EXERCISE GOAL
Extract each line of the material that follows exactly and omit its pictures.
---------- INFORMATION SUPPLIED
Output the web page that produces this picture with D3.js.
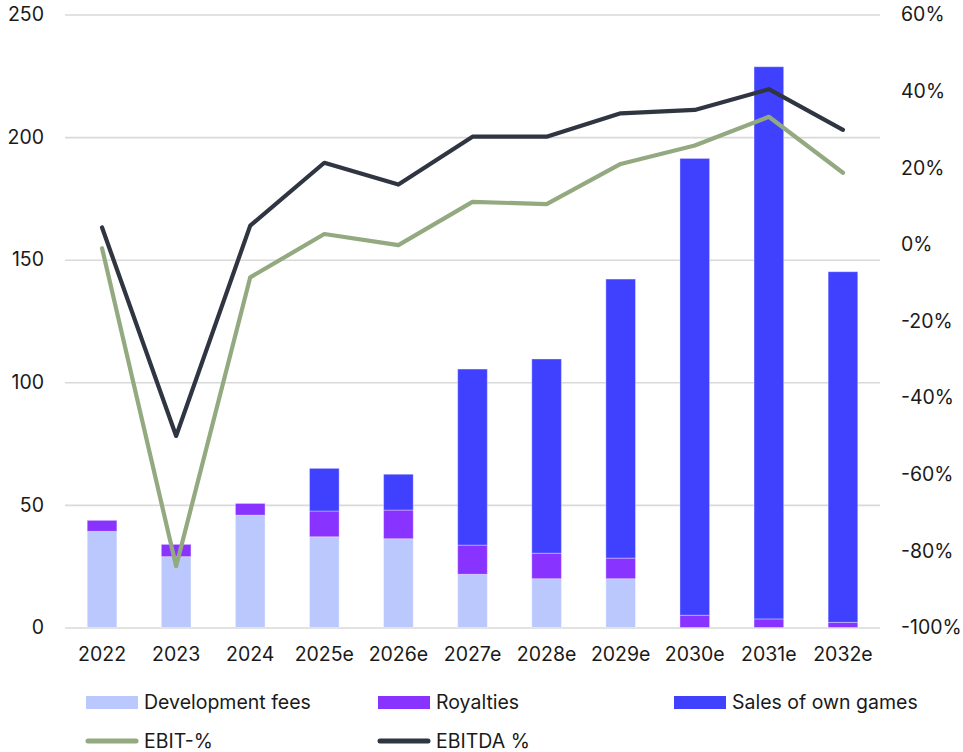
<!DOCTYPE html>
<html>
<head>
<meta charset="utf-8">
<script src="https://cdn.jsdelivr.net/npm/d3@7"></script>
<style>
  html, body { margin: 0; padding: 0; background: #fff; }
  svg { display: block; }
  text { font-family: Inter, "Liberation Sans", Arial, sans-serif; fill: #1a1a1a; }
</style>
</head>
<body>
<svg id="chart" width="963" height="752"></svg>
<script>
const categories = ["2022","2023","2024","2025e","2026e","2027e","2028e","2029e","2030e","2031e","2032e"];
const developmentFees = [39.2, 28.9, 45.8, 37.0, 36.2, 21.7, 19.9, 19.9, 0, 0, 0];
const royalties       = [4.5, 5.0, 4.8, 10.5, 11.7, 11.9, 10.4, 8.4, 5.0, 3.5, 2.1];
const salesOwnGames   = [0, 0, 0, 17.4, 14.6, 71.8, 79.2, 113.8, 186.3, 225.2, 143.0];
const ebitPct   = [-1.0, -84.0, -8.6, 2.7, -0.2, 11.1, 10.5, 21.0, 25.8, 33.3, 18.7];
const ebitdaPct = [4.4, -50.0, 4.9, 21.3, 15.6, 28.1, 28.1, 34.2, 35.1, 40.5, 29.9];
const leftTicks  = [0, 50, 100, 150, 200, 250];
const rightTicks = [-100, -80, -60, -40, -20, 0, 20, 40, 60];
const barSeriesNames = ["Development fees", "Royalties", "Sales of own games"];
const barColors = ["#bbc8fd", "#8833ff", "#4040ff"];
const lineSeriesNames = ["EBIT-%", "EBITDA %"];
const lineColors = ["#93a97f", "#2f3642"];

const svg = d3.select("#chart");
const pLeft = 65, pRight = 880, pTop = 14.5, pBottom = 627.5;
const FONT = "Inter, 'Liberation Sans', Arial, sans-serif";

const x = d3.scaleBand().domain(categories).range([pLeft, pRight]).paddingInner(0.6).paddingOuter(0.3);
const yL = d3.scaleLinear().domain([0, 250]).range([pBottom, pTop]);
const yR = d3.scaleLinear().domain([-100, 60]).range([pBottom, pTop]);

// gridlines
const grid = svg.append("g").attr("transform", `translate(${pLeft},0)`)
  .call(d3.axisLeft(yL).tickValues(leftTicks).tickSize(-(pRight - pLeft)).tickFormat(""));
grid.select(".domain").remove();
grid.selectAll("line").attr("stroke", "#d9d9d9").attr("stroke-width", 1.6);

// left axis labels
const la = svg.append("g").attr("transform", `translate(44,0)`)
  .call(d3.axisLeft(yL).tickValues(leftTicks).tickSize(0).tickPadding(0));
la.select(".domain").remove();
la.selectAll("text").attr("font-size", 19.5).attr("fill", "#1a1a1a").style("font-family", FONT);

// right axis labels
const ra = svg.append("g").attr("transform", `translate(901,0)`)
  .call(d3.axisRight(yR).tickValues(rightTicks).tickSize(0).tickPadding(0).tickFormat(d => d + "%"));
ra.select(".domain").remove();
ra.selectAll("text").attr("font-size", 19.5).attr("fill", "#1a1a1a").style("font-family", FONT);

// x axis labels
const xa = svg.append("g").attr("transform", `translate(0,${pBottom + 19})`)
  .call(d3.axisBottom(x).tickSize(0).tickPadding(0));
xa.select(".domain").remove();
xa.selectAll("text").attr("font-size", 19.5).attr("fill", "#1a1a1a").attr("dy", "0.75em").style("font-family", FONT);

// stacked bars
const rows = categories.map((c, i) => ({cat: c, dev: developmentFees[i], roy: royalties[i], sales: salesOwnGames[i]}));
const stack = d3.stack().keys(["dev", "roy", "sales"])(rows);
svg.append("g").selectAll("g").data(stack).join("g")
  .attr("fill", (d, i) => barColors[i])
  .selectAll("rect").data(d => d.filter(p => p[1] - p[0] > 0)).join("rect")
  .attr("x", d => x(d.data.cat))
  .attr("width", x.bandwidth())
  .attr("y", d => yL(d[1]))
  .attr("height", d => yL(d[0]) - yL(d[1]))
  .attr("stroke", "rgba(255,255,255,0.35)")
  .attr("stroke-width", 1);

// lines
const lineGen = d3.line().x((d, i) => x(categories[i]) + x.bandwidth() / 2).y(d => yR(d));
[ebitPct, ebitdaPct].forEach((s, k) => {
  svg.append("path").datum(s).attr("d", lineGen)
    .attr("fill", "none").attr("stroke", lineColors[k]).attr("stroke-width", 4.2)
    .attr("stroke-linejoin", "round").attr("stroke-linecap", "round");
});

// legend
const legendX = [86, 378, 674];
const lg = svg.append("g");
barSeriesNames.forEach((n, i) => {
  lg.append("rect").attr("x", legendX[i]).attr("y", 696).attr("width", 52).attr("height", 13).attr("fill", barColors[i]);
  lg.append("text").attr("x", legendX[i] + 58).attr("y", 709).attr("font-size", 19.5).text(n);
});
lineSeriesNames.forEach((n, i) => {
  lg.append("line").attr("x1", legendX[i] + 2).attr("x2", legendX[i] + 50).attr("y1", 741).attr("y2", 741)
    .attr("stroke", lineColors[i]).attr("stroke-width", 5).attr("stroke-linecap", "round");
  lg.append("text").attr("x", legendX[i] + 58).attr("y", 748).attr("font-size", 19.5).text(n);
});
</script>
</body>
</html>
--------------------
SOLUTION TO THIS EXERCISE
Output the web page that produces this picture with D3.js.
<!DOCTYPE html>
<html>
<head>
<meta charset="utf-8">
<script src="https://cdn.jsdelivr.net/npm/d3@7"></script>
<style>
  html, body { margin: 0; padding: 0; background: #fff; }
  svg { display: block; }
  text { font-family: Inter, "Liberation Sans", Arial, sans-serif; fill: #1a1a1a; }
</style>
</head>
<body>
<svg id="chart" width="963" height="752"></svg>
<script>
const categories = ["2022","2023","2024","2025e","2026e","2027e","2028e","2029e","2030e","2031e","2032e"];
const developmentFees = [39.2, 28.9, 45.8, 37.0, 36.2, 21.7, 19.9, 19.9, 0, 0, 0];
const royalties       = [4.5, 5.0, 4.8, 10.5, 11.7, 11.9, 10.4, 8.4, 5.0, 3.5, 2.1];
const salesOwnGames   = [0, 0, 0, 17.4, 14.6, 71.8, 79.2, 113.8, 186.3, 225.2, 143.0];
const ebitPct   = [-1.0, -84.0, -8.6, 2.7, -0.2, 11.1, 10.5, 21.0, 25.8, 33.3, 18.7];
const ebitdaPct = [4.4, -50.0, 4.9, 21.3, 15.6, 28.1, 28.1, 34.2, 35.1, 40.5, 29.9];
const leftTicks  = [0, 50, 100, 150, 200, 250];
const rightTicks = [-100, -80, -60, -40, -20, 0, 20, 40, 60];
const barSeriesNames = ["Development fees", "Royalties", "Sales of own games"];
const barColors = ["#bbc8fd", "#8833ff", "#4040ff"];
const lineSeriesNames = ["EBIT-%", "EBITDA %"];
const lineColors = ["#93a97f", "#2f3642"];

const svg = d3.select("#chart");
const pLeft = 65, pRight = 880, pTop = 14.5, pBottom = 627.5;
const FONT = "Inter, 'Liberation Sans', Arial, sans-serif";

const x = d3.scaleBand().domain(categories).range([pLeft, pRight]).paddingInner(0.6).paddingOuter(0.3);
const yL = d3.scaleLinear().domain([0, 250]).range([pBottom, pTop]);
const yR = d3.scaleLinear().domain([-100, 60]).range([pBottom, pTop]);

// gridlines
const grid = svg.append("g").attr("transform", `translate(${pLeft},0)`)
  .call(d3.axisLeft(yL).tickValues(leftTicks).tickSize(-(pRight - pLeft)).tickFormat(""));
grid.select(".domain").remove();
grid.selectAll("line").attr("stroke", "#d9d9d9").attr("stroke-width", 1.6);

// left axis labels
const la = svg.append("g").attr("transform", `translate(44,0)`)
  .call(d3.axisLeft(yL).tickValues(leftTicks).tickSize(0).tickPadding(0));
la.select(".domain").remove();
la.selectAll("text").attr("font-size", 19.5).attr("fill", "#1a1a1a").style("font-family", FONT);

// right axis labels
const ra = svg.append("g").attr("transform", `translate(901,0)`)
  .call(d3.axisRight(yR).tickValues(rightTicks).tickSize(0).tickPadding(0).tickFormat(d => d + "%"));
ra.select(".domain").remove();
ra.selectAll("text").attr("font-size", 19.5).attr("fill", "#1a1a1a").style("font-family", FONT);

// x axis labels
const xa = svg.append("g").attr("transform", `translate(0,${pBottom + 19})`)
  .call(d3.axisBottom(x).tickSize(0).tickPadding(0));
xa.select(".domain").remove();
xa.selectAll("text").attr("font-size", 19.5).attr("fill", "#1a1a1a").attr("dy", "0.75em").style("font-family", FONT);

// stacked bars
const rows = categories.map((c, i) => ({cat: c, dev: developmentFees[i], roy: royalties[i], sales: salesOwnGames[i]}));
const stack = d3.stack().keys(["dev", "roy", "sales"])(rows);
svg.append("g").selectAll("g").data(stack).join("g")
  .attr("fill", (d, i) => barColors[i])
  .selectAll("rect").data(d => d.filter(p => p[1] - p[0] > 0)).join("rect")
  .attr("x", d => x(d.data.cat))
  .attr("width", x.bandwidth())
  .attr("y", d => yL(d[1]))
  .attr("height", d => yL(d[0]) - yL(d[1]))
  .attr("stroke", "rgba(255,255,255,0.35)")
  .attr("stroke-width", 1);

// lines
const lineGen = d3.line().x((d, i) => x(categories[i]) + x.bandwidth() / 2).y(d => yR(d));
[ebitPct, ebitdaPct].forEach((s, k) => {
  svg.append("path").datum(s).attr("d", lineGen)
    .attr("fill", "none").attr("stroke", lineColors[k]).attr("stroke-width", 4.2)
    .attr("stroke-linejoin", "round").attr("stroke-linecap", "round");
});

// legend
const legendX = [86, 378, 674];
const lg = svg.append("g");
barSeriesNames.forEach((n, i) => {
  lg.append("rect").attr("x", legendX[i]).attr("y", 696).attr("width", 52).attr("height", 13).attr("fill", barColors[i]);
  lg.append("text").attr("x", legendX[i] + 58).attr("y", 709).attr("font-size", 19.5).text(n);
});
lineSeriesNames.forEach((n, i) => {
  lg.append("line").attr("x1", legendX[i] + 2).attr("x2", legendX[i] + 50).attr("y1", 741).attr("y2", 741)
    .attr("stroke", lineColors[i]).attr("stroke-width", 5).attr("stroke-linecap", "round");
  lg.append("text").attr("x", legendX[i] + 58).attr("y", 748).attr("font-size", 19.5).text(n);
});
</script>
</body>
</html>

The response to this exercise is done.